YOUR GOAL: Return the material exactly as supplied, apart from the pictures, which are omitted.

DATA PROVIDED:
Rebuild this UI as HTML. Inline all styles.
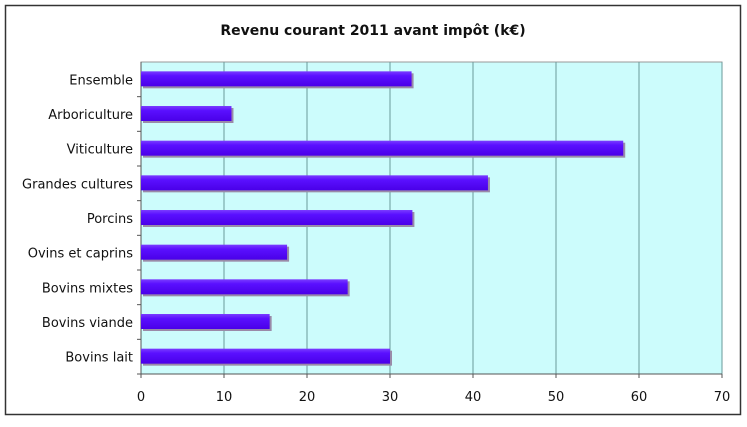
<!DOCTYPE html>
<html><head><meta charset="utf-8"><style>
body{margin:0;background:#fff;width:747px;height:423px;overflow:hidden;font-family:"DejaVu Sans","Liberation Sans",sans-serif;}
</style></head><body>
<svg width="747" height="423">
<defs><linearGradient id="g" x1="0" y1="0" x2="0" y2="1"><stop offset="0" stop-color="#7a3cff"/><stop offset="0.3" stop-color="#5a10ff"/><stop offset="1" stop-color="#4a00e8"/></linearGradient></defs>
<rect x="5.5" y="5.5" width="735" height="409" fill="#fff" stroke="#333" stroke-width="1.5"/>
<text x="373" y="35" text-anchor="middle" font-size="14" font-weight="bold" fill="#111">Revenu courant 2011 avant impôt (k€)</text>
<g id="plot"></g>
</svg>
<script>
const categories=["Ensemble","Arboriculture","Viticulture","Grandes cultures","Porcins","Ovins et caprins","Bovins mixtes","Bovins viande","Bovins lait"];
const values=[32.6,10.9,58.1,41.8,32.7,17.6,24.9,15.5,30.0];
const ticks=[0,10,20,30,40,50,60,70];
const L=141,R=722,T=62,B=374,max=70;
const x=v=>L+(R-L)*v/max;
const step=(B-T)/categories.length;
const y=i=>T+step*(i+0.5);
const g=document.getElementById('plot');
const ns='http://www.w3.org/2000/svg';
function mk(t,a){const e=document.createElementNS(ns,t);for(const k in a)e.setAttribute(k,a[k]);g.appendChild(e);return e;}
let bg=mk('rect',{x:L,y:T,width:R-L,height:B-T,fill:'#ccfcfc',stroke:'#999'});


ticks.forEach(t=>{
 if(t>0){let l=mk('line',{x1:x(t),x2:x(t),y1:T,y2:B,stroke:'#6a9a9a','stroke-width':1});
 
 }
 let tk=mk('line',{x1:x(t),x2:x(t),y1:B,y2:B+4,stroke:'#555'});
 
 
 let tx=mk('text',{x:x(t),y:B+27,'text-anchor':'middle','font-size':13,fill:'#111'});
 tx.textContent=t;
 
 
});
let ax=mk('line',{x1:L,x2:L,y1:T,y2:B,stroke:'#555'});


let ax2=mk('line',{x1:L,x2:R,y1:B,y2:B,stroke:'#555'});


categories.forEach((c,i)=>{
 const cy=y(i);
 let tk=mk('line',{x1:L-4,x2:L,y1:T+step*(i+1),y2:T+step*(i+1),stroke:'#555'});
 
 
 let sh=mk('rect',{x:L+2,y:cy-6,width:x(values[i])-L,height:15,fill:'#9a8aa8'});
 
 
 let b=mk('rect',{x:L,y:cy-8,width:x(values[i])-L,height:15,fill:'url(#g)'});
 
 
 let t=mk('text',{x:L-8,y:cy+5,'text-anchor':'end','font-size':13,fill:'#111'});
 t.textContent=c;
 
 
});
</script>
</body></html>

OUTPUT FOR THIS TASK:
Rebuild this UI as HTML. Inline all styles.
<!DOCTYPE html>
<html><head><meta charset="utf-8"><style>
body{margin:0;background:#fff;width:747px;height:423px;overflow:hidden;font-family:"DejaVu Sans","Liberation Sans",sans-serif;}
</style></head><body>
<svg width="747" height="423">
<defs><linearGradient id="g" x1="0" y1="0" x2="0" y2="1"><stop offset="0" stop-color="#7a3cff"/><stop offset="0.3" stop-color="#5a10ff"/><stop offset="1" stop-color="#4a00e8"/></linearGradient></defs>
<rect x="5.5" y="5.5" width="735" height="409" fill="#fff" stroke="#333" stroke-width="1.5"/>
<text x="373" y="35" text-anchor="middle" font-size="14" font-weight="bold" fill="#111">Revenu courant 2011 avant impôt (k€)</text>
<g id="plot"></g>
</svg>
<script>
const categories=["Ensemble","Arboriculture","Viticulture","Grandes cultures","Porcins","Ovins et caprins","Bovins mixtes","Bovins viande","Bovins lait"];
const values=[32.6,10.9,58.1,41.8,32.7,17.6,24.9,15.5,30.0];
const ticks=[0,10,20,30,40,50,60,70];
const L=141,R=722,T=62,B=374,max=70;
const x=v=>L+(R-L)*v/max;
const step=(B-T)/categories.length;
const y=i=>T+step*(i+0.5);
const g=document.getElementById('plot');
const ns='http://www.w3.org/2000/svg';
function mk(t,a){const e=document.createElementNS(ns,t);for(const k in a)e.setAttribute(k,a[k]);g.appendChild(e);return e;}
let bg=mk('rect',{x:L,y:T,width:R-L,height:B-T,fill:'#ccfcfc',stroke:'#999'});


ticks.forEach(t=>{
 if(t>0){let l=mk('line',{x1:x(t),x2:x(t),y1:T,y2:B,stroke:'#6a9a9a','stroke-width':1});
 
 }
 let tk=mk('line',{x1:x(t),x2:x(t),y1:B,y2:B+4,stroke:'#555'});
 
 
 let tx=mk('text',{x:x(t),y:B+27,'text-anchor':'middle','font-size':13,fill:'#111'});
 tx.textContent=t;
 
 
});
let ax=mk('line',{x1:L,x2:L,y1:T,y2:B,stroke:'#555'});


let ax2=mk('line',{x1:L,x2:R,y1:B,y2:B,stroke:'#555'});


categories.forEach((c,i)=>{
 const cy=y(i);
 let tk=mk('line',{x1:L-4,x2:L,y1:T+step*(i+1),y2:T+step*(i+1),stroke:'#555'});
 
 
 let sh=mk('rect',{x:L+2,y:cy-6,width:x(values[i])-L,height:15,fill:'#9a8aa8'});
 
 
 let b=mk('rect',{x:L,y:cy-8,width:x(values[i])-L,height:15,fill:'url(#g)'});
 
 
 let t=mk('text',{x:L-8,y:cy+5,'text-anchor':'end','font-size':13,fill:'#111'});
 t.textContent=c;
 
 
});
</script>
</body></html>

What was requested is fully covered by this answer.